Harusnya mereka yang melakukan pelanggaran diberi sangsi. Ini malah seakan mendapat dukungan dan diintruksikan untuk melanjutkan. Dimana peraturan yang telah dibuat pemerintah.
Dimana keberadaan penegak hukum yang ditunjuk negara sebagai penggerak agar supremasi hukum dapat dijalankan.
Bahkan pihak seperti Kalaksa BPBD Padang Pariaman, terkesan tutup mata saat dikonfirmasi media. Begitupun PT. Maidah Rekajaya selaku vendor dari pemerintah Kabupaten Padang Pariaman pada proyek dana hibah itu.
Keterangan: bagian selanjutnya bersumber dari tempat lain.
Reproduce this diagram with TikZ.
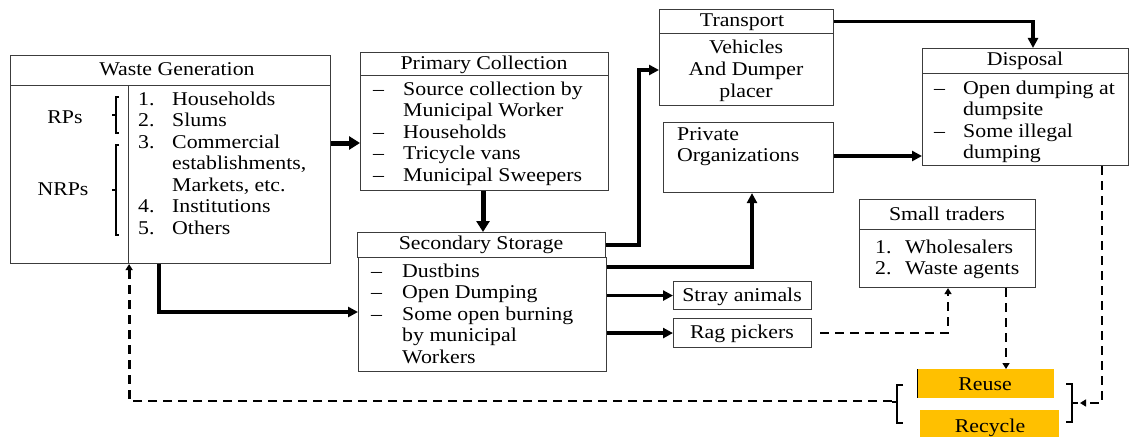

Mestinya mereka bekerja sesuai tupoksi masing-masing dan mengikut aturan yang telah dibuat. Untuk meminimalisir terjadinya kecelakaan dan kerugian negara pada proyek pembangunan infrastruktur itu. Dan agar harapan semu masyarakat untuk mendapatkan keadilan tidak terus berlanjut.